Goal: Check each line for the string "this", then give only how many lines have it.

[Items listed in a dataset]
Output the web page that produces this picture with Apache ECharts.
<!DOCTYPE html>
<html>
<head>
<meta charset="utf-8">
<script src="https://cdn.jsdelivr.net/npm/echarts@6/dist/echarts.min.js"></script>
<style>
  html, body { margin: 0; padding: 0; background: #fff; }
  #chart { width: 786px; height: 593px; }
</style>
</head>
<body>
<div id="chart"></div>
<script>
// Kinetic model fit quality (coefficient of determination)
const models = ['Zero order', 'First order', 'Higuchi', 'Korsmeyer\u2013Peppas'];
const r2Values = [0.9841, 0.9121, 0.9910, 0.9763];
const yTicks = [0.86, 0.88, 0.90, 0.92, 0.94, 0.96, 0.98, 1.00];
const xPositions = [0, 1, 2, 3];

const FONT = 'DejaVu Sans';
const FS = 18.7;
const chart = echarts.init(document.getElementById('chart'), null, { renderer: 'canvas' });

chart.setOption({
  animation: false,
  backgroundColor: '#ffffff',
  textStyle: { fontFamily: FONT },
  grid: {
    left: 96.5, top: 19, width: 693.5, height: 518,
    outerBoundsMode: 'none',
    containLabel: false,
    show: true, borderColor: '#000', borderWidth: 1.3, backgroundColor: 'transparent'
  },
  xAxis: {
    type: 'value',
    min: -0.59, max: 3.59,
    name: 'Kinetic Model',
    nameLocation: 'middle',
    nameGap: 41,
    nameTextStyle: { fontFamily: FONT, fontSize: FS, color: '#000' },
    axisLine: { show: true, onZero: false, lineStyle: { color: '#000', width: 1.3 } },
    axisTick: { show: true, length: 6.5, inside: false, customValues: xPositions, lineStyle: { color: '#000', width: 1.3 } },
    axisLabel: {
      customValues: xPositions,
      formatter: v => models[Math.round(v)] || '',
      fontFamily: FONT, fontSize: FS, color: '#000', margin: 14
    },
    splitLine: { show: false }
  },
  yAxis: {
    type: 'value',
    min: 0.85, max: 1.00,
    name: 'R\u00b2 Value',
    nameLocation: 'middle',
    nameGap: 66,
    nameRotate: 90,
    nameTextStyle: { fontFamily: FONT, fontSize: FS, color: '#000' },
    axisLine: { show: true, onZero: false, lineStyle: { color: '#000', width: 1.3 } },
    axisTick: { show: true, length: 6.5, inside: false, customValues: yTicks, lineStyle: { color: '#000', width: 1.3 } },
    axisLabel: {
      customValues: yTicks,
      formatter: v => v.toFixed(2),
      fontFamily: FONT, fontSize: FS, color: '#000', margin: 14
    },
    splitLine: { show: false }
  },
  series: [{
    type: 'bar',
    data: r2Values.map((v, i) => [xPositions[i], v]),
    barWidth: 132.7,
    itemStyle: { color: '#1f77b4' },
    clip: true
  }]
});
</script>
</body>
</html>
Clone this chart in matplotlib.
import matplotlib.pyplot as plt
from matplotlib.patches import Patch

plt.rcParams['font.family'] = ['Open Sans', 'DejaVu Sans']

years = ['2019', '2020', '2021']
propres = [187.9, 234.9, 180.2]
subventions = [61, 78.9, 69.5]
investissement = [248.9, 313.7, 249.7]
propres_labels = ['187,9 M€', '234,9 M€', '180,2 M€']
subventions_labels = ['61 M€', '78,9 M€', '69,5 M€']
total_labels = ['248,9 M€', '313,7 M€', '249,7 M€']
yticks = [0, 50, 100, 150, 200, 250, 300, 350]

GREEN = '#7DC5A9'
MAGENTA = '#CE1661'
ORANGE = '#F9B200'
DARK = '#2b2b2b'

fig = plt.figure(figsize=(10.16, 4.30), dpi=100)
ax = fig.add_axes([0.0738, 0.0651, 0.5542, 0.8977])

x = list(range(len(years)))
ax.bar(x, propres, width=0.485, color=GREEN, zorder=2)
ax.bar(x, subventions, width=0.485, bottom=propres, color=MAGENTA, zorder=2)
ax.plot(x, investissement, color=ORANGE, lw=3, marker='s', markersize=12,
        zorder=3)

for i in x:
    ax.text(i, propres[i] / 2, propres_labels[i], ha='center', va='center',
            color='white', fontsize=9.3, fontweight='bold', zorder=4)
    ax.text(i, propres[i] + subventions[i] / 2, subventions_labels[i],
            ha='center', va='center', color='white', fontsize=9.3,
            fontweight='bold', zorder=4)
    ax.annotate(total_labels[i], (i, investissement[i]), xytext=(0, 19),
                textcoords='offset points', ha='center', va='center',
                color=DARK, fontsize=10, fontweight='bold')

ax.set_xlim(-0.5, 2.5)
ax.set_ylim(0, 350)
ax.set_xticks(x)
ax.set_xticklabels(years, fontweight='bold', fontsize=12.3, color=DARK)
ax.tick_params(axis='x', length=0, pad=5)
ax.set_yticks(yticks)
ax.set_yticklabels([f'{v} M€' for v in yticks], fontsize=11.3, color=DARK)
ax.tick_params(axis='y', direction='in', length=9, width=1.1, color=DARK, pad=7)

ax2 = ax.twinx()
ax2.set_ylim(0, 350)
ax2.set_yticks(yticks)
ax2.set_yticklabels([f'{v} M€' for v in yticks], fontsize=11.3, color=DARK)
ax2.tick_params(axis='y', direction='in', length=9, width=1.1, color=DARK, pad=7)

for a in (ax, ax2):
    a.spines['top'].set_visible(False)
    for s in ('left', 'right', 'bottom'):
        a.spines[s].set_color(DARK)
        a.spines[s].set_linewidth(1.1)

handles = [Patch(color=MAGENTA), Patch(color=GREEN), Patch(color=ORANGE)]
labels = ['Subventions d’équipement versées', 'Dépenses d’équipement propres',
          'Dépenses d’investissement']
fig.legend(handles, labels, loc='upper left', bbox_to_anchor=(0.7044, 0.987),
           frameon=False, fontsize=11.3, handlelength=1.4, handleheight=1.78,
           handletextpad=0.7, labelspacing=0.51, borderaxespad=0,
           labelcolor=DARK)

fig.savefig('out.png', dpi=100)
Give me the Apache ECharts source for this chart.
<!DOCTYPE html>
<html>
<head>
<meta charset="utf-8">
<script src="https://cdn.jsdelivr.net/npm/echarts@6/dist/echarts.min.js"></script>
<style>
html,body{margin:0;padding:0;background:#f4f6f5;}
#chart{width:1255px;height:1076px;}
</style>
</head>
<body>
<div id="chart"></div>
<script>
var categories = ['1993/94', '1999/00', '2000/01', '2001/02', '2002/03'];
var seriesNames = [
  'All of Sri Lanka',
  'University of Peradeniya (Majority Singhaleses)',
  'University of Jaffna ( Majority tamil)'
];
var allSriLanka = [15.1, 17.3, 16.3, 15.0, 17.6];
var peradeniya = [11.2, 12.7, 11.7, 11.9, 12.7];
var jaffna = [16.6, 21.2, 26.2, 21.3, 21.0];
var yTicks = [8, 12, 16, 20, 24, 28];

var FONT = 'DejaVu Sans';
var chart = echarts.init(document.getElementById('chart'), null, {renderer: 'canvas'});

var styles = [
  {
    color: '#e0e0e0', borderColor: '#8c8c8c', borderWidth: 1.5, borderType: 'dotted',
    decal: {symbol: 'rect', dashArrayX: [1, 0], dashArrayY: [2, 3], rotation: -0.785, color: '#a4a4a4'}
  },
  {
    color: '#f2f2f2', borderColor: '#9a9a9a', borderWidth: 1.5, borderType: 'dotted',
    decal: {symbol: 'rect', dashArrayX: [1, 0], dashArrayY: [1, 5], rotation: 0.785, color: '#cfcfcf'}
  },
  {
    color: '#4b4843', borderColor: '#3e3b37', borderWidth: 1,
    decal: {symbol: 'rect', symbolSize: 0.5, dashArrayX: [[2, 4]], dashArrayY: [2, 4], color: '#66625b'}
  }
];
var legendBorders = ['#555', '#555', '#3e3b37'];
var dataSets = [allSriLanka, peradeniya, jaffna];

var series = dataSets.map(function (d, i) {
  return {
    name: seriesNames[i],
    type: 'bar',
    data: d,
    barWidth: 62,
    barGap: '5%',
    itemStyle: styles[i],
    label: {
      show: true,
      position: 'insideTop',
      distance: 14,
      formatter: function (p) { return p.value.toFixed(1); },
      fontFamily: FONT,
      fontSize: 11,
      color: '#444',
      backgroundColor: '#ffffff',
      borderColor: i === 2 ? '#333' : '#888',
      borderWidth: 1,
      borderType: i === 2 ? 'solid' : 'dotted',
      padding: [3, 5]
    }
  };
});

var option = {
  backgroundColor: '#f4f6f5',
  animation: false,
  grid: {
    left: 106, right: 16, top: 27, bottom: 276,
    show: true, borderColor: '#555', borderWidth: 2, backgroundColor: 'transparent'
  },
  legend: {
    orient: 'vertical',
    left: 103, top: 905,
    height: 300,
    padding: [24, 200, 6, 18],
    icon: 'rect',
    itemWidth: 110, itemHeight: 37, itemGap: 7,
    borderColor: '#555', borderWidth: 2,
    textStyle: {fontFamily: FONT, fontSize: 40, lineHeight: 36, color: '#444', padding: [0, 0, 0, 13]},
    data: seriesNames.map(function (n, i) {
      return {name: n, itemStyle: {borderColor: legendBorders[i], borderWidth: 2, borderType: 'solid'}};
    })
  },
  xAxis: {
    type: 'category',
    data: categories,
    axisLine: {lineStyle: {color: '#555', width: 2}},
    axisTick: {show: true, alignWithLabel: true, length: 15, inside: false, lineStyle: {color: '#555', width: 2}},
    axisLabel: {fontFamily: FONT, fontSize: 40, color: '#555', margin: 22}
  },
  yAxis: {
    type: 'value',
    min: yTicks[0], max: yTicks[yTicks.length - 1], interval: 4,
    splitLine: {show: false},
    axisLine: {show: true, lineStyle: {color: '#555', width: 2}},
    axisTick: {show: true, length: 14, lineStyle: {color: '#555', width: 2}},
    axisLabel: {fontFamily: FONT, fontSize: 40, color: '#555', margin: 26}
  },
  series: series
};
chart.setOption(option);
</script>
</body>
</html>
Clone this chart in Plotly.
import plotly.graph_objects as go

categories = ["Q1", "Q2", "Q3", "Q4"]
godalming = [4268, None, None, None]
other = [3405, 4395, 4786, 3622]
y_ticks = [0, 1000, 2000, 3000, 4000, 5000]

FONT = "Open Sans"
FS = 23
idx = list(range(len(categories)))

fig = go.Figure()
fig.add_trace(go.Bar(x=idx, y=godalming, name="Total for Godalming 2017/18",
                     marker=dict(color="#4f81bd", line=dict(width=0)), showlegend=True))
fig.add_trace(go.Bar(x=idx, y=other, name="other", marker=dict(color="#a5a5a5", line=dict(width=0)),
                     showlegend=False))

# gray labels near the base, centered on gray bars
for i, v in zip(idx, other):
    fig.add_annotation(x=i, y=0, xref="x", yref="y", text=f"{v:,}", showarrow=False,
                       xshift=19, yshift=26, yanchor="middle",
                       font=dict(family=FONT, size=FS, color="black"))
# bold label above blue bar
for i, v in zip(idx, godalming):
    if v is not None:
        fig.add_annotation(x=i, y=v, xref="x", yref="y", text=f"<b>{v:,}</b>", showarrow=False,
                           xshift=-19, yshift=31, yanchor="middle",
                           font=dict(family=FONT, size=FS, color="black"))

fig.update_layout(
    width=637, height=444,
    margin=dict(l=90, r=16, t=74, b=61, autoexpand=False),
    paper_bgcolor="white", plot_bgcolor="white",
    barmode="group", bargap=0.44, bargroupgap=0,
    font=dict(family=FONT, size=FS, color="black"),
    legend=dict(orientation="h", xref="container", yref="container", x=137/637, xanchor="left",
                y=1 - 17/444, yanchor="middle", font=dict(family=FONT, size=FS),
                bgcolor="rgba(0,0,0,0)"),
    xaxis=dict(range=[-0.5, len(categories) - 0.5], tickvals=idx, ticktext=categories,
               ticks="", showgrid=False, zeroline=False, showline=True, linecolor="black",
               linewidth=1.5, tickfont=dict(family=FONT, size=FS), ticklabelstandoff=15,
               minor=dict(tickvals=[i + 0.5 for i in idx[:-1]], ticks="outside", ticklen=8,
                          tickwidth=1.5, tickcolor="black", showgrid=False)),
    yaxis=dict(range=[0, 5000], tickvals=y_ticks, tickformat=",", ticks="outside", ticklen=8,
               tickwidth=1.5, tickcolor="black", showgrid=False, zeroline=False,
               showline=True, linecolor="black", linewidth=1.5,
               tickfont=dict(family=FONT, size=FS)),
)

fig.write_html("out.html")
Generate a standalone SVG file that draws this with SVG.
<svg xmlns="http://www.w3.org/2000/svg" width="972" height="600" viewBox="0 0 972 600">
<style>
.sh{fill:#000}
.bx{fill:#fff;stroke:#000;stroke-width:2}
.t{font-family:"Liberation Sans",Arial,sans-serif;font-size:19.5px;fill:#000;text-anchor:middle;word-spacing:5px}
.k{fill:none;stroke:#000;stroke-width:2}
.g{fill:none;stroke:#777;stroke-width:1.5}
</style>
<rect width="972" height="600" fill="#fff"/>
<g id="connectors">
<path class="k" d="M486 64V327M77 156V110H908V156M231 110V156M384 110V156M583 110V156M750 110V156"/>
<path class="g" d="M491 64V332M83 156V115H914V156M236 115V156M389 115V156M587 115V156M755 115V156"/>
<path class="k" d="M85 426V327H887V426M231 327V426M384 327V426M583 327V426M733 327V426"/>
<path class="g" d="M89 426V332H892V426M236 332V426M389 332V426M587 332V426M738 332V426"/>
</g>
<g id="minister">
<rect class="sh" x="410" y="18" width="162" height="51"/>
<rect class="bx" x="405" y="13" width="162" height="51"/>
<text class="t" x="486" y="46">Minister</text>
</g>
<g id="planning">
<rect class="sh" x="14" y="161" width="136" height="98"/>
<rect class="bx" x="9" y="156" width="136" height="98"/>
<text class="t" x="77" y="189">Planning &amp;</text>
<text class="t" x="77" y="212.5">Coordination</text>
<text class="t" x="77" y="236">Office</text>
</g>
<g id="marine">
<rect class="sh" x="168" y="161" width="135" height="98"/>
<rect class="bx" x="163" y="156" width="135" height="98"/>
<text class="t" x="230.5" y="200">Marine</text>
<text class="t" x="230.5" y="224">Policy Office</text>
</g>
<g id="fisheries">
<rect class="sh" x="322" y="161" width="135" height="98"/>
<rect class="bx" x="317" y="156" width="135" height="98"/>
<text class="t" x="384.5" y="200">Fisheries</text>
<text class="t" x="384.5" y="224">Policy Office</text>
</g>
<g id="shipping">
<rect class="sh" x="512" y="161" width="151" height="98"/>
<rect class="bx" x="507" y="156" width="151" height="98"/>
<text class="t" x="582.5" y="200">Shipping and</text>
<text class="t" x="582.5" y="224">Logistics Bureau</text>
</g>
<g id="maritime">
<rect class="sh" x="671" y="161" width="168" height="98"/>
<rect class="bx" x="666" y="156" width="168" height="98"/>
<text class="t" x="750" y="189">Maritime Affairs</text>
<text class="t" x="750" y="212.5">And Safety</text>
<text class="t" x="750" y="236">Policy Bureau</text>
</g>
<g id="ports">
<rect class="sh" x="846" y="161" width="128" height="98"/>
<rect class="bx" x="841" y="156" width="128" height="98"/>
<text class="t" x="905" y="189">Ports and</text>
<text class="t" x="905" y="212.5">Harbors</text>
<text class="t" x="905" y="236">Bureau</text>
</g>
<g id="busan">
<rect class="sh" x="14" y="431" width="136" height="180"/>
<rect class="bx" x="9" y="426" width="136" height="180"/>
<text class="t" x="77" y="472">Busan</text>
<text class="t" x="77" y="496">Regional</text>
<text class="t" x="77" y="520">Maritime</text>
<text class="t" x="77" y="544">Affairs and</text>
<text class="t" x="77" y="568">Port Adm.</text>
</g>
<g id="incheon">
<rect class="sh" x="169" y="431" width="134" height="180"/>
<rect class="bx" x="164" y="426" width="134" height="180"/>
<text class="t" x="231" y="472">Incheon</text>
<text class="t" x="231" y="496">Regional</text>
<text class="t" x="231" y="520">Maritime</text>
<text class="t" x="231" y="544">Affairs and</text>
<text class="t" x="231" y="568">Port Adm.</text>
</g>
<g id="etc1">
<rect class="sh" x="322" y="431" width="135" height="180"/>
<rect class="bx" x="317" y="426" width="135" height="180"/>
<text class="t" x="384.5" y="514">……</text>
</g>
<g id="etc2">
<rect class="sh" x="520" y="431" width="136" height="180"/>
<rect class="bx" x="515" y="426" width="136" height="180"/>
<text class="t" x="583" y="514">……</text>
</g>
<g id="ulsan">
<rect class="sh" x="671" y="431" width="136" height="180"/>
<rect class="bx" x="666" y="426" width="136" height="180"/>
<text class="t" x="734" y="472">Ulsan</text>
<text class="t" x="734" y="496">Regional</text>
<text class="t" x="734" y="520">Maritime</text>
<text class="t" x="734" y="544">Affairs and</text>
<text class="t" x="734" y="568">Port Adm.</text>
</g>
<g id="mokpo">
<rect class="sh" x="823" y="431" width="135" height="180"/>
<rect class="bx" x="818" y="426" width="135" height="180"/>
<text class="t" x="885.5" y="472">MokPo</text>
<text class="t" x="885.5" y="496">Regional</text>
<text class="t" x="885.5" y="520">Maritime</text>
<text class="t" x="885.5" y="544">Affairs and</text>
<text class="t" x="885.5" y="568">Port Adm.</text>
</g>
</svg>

Task output: 5